◆ What the task requires ◆
Repeat the material exactly from its first line to the line that includes "const xTickLabels = [512, 1024, 2048, 4096, 8192];". Skip pictures.
┌──
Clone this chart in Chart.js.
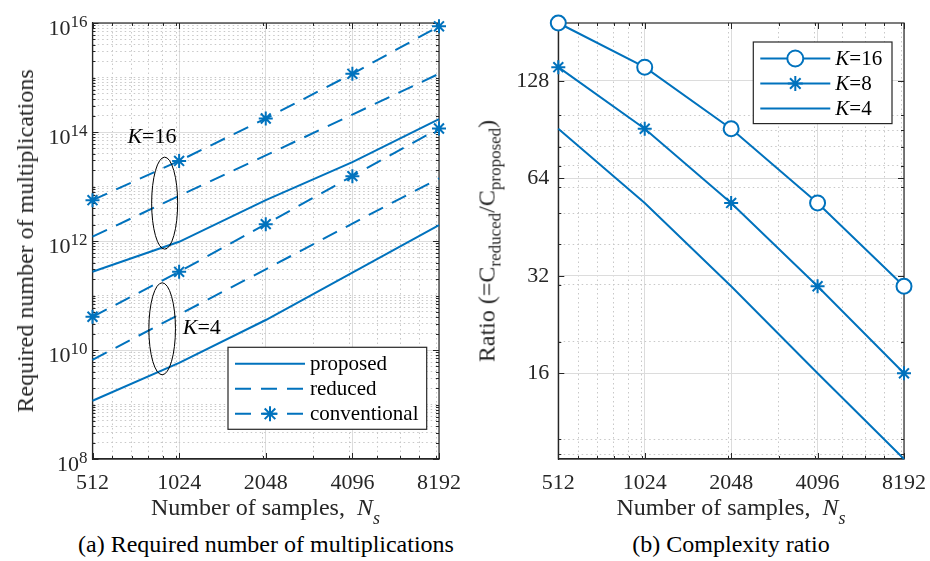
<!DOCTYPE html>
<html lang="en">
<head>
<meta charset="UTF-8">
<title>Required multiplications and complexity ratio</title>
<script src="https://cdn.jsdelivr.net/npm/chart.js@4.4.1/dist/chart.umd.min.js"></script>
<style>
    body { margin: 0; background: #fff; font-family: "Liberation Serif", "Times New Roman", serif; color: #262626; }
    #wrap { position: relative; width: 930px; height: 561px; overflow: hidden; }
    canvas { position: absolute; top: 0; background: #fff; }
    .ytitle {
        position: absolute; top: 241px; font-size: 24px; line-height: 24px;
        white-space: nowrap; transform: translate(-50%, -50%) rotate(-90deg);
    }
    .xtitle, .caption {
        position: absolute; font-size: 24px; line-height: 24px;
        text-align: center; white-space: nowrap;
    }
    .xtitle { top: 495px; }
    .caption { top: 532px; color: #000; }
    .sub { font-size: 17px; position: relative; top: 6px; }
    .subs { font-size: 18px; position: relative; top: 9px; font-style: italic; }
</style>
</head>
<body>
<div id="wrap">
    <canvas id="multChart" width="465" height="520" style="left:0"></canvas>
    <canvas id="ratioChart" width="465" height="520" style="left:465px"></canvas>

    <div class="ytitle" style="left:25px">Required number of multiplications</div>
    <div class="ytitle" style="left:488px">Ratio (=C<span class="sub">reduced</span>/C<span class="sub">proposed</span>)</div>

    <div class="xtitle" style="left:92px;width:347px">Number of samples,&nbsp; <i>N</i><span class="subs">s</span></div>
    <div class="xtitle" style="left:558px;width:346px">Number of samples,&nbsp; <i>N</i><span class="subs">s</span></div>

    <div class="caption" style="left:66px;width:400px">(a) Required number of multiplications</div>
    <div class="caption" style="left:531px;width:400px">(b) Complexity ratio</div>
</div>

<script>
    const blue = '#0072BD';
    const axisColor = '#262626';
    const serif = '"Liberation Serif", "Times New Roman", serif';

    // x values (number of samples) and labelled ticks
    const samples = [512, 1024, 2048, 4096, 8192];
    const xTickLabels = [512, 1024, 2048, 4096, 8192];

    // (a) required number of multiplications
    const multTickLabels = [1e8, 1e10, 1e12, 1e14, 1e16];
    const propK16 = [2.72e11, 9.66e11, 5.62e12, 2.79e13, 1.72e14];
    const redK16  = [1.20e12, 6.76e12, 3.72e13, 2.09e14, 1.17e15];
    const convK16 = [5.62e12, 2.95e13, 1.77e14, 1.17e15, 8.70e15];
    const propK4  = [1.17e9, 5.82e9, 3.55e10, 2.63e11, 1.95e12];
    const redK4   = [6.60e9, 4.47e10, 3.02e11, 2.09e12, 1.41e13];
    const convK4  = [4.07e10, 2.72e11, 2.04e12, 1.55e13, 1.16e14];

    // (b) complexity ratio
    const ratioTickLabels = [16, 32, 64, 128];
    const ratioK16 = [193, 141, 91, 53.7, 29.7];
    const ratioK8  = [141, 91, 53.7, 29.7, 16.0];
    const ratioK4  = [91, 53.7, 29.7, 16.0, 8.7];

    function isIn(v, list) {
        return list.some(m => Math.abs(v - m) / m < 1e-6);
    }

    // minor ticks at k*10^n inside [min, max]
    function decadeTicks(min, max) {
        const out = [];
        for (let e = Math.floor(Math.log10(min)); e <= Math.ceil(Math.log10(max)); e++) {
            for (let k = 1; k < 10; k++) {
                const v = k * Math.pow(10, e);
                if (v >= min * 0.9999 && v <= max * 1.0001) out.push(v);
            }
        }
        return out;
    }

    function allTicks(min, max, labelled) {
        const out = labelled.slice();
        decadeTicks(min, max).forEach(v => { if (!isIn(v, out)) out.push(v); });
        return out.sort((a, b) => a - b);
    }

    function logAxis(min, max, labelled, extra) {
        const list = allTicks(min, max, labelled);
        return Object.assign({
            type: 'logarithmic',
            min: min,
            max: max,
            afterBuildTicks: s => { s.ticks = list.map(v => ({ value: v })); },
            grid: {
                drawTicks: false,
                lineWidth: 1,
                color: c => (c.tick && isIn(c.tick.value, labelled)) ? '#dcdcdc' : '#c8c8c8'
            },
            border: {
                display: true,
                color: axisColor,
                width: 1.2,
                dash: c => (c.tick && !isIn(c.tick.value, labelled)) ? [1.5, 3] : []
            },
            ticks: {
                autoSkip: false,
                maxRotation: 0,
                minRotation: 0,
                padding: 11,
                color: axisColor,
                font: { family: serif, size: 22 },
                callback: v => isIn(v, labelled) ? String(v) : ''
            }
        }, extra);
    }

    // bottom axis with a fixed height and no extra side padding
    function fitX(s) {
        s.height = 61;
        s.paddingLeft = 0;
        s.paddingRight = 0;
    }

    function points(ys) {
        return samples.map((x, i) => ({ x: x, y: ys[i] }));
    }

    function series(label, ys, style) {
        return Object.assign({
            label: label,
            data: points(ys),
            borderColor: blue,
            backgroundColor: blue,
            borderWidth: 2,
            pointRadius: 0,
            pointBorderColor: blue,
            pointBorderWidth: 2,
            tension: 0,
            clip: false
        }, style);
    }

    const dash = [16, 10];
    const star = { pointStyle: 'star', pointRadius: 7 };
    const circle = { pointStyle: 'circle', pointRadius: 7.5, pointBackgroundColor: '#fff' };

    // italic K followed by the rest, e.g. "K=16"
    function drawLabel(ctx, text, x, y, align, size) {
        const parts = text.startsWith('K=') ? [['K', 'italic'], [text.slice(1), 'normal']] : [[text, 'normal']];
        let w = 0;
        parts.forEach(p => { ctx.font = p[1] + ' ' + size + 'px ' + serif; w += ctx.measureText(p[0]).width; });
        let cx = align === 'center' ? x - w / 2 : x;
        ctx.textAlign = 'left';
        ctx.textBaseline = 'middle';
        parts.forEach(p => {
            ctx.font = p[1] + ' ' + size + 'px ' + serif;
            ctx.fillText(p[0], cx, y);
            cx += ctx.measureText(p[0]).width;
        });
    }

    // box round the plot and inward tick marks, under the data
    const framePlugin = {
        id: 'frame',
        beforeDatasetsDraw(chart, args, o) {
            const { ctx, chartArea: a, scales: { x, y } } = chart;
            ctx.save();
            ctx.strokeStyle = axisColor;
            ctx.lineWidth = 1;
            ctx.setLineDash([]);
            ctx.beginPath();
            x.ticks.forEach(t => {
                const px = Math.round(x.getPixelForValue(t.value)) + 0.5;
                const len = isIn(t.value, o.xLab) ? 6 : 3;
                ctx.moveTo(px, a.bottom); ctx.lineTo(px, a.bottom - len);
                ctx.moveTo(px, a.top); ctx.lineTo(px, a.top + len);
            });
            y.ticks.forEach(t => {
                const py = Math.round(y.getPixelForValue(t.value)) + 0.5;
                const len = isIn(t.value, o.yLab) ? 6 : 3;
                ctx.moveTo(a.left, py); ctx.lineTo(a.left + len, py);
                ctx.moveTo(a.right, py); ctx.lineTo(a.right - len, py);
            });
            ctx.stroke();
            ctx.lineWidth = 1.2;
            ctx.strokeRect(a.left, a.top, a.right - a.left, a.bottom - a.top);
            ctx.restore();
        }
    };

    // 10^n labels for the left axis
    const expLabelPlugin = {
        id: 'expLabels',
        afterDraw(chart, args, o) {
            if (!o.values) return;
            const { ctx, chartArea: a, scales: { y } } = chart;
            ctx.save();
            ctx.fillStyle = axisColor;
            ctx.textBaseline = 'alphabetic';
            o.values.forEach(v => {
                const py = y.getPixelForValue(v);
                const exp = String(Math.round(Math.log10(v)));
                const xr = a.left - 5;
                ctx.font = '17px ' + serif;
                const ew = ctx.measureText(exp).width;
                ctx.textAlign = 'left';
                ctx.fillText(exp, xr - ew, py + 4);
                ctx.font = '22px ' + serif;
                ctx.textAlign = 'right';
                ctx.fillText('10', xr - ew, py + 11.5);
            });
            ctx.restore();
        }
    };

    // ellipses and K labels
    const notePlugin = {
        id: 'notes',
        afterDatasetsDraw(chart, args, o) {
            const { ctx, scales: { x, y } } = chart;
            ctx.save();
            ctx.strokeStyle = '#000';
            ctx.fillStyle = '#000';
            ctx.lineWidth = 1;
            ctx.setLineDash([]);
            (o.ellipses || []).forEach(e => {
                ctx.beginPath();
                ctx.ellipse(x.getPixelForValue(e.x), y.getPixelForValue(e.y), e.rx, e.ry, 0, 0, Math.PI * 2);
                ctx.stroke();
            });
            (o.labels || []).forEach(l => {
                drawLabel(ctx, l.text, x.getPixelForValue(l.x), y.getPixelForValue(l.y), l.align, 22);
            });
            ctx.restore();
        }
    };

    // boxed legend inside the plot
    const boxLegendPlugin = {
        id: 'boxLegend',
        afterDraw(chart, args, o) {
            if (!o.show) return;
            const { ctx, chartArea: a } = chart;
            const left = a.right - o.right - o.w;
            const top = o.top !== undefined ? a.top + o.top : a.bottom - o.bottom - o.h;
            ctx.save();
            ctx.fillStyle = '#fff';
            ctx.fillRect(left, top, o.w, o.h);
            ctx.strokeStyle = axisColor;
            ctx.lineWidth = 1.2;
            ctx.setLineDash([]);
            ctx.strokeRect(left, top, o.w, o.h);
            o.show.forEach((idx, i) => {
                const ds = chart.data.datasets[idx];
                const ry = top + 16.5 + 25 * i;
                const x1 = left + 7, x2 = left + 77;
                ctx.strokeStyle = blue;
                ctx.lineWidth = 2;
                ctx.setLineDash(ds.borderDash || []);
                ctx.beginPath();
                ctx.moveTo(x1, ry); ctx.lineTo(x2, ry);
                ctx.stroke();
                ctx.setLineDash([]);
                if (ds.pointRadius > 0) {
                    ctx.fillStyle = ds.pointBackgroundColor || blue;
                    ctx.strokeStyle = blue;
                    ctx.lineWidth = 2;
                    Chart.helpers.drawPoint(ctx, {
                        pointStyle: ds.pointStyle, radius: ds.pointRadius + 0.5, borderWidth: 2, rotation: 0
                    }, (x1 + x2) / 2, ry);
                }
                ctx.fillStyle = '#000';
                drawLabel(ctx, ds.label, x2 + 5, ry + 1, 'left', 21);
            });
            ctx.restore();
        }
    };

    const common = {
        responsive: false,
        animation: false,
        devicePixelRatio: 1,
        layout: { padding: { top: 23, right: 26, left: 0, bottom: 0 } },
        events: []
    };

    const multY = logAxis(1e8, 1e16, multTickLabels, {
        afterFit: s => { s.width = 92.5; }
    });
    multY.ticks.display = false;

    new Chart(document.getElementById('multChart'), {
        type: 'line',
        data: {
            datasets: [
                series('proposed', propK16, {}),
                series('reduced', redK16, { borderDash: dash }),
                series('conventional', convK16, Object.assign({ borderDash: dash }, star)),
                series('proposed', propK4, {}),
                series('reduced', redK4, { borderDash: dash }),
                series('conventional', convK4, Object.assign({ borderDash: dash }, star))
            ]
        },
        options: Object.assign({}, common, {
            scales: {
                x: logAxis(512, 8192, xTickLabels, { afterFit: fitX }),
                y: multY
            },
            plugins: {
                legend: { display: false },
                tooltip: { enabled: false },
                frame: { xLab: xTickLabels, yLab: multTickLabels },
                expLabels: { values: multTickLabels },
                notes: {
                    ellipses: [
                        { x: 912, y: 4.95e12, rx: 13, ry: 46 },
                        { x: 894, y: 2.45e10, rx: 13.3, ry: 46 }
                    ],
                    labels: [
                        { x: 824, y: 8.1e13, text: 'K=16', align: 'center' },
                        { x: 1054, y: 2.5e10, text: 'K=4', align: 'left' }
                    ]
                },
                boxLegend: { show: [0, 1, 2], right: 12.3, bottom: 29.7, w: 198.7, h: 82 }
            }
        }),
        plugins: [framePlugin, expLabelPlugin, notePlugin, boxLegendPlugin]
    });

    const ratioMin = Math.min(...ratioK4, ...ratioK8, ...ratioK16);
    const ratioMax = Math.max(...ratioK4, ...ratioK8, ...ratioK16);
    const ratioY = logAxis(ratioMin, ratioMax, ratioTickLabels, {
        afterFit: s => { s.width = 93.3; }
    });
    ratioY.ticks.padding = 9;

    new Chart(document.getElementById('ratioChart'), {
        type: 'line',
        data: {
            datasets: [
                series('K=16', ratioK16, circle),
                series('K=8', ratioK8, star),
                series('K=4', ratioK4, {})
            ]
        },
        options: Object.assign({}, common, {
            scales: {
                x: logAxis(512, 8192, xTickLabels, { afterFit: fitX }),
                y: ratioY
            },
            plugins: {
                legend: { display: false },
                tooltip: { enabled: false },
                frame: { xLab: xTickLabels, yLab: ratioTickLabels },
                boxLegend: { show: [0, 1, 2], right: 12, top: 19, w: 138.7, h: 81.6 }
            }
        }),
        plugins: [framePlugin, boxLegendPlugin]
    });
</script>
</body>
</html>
└──
◆ Solution for this exercise ◆
Clone this chart in Chart.js.
<!DOCTYPE html>
<html lang="en">
<head>
<meta charset="UTF-8">
<title>Required multiplications and complexity ratio</title>
<script src="https://cdn.jsdelivr.net/npm/chart.js@4.4.1/dist/chart.umd.min.js"></script>
<style>
    body { margin: 0; background: #fff; font-family: "Liberation Serif", "Times New Roman", serif; color: #262626; }
    #wrap { position: relative; width: 930px; height: 561px; overflow: hidden; }
    canvas { position: absolute; top: 0; background: #fff; }
    .ytitle {
        position: absolute; top: 241px; font-size: 24px; line-height: 24px;
        white-space: nowrap; transform: translate(-50%, -50%) rotate(-90deg);
    }
    .xtitle, .caption {
        position: absolute; font-size: 24px; line-height: 24px;
        text-align: center; white-space: nowrap;
    }
    .xtitle { top: 495px; }
    .caption { top: 532px; color: #000; }
    .sub { font-size: 17px; position: relative; top: 6px; }
    .subs { font-size: 18px; position: relative; top: 9px; font-style: italic; }
</style>
</head>
<body>
<div id="wrap">
    <canvas id="multChart" width="465" height="520" style="left:0"></canvas>
    <canvas id="ratioChart" width="465" height="520" style="left:465px"></canvas>

    <div class="ytitle" style="left:25px">Required number of multiplications</div>
    <div class="ytitle" style="left:488px">Ratio (=C<span class="sub">reduced</span>/C<span class="sub">proposed</span>)</div>

    <div class="xtitle" style="left:92px;width:347px">Number of samples,&nbsp; <i>N</i><span class="subs">s</span></div>
    <div class="xtitle" style="left:558px;width:346px">Number of samples,&nbsp; <i>N</i><span class="subs">s</span></div>

    <div class="caption" style="left:66px;width:400px">(a) Required number of multiplications</div>
    <div class="caption" style="left:531px;width:400px">(b) Complexity ratio</div>
</div>

<script>
    const blue = '#0072BD';
    const axisColor = '#262626';
    const serif = '"Liberation Serif", "Times New Roman", serif';

    // x values (number of samples) and labelled ticks
    const samples = [512, 1024, 2048, 4096, 8192];
    const xTickLabels = [512, 1024, 2048, 4096, 8192];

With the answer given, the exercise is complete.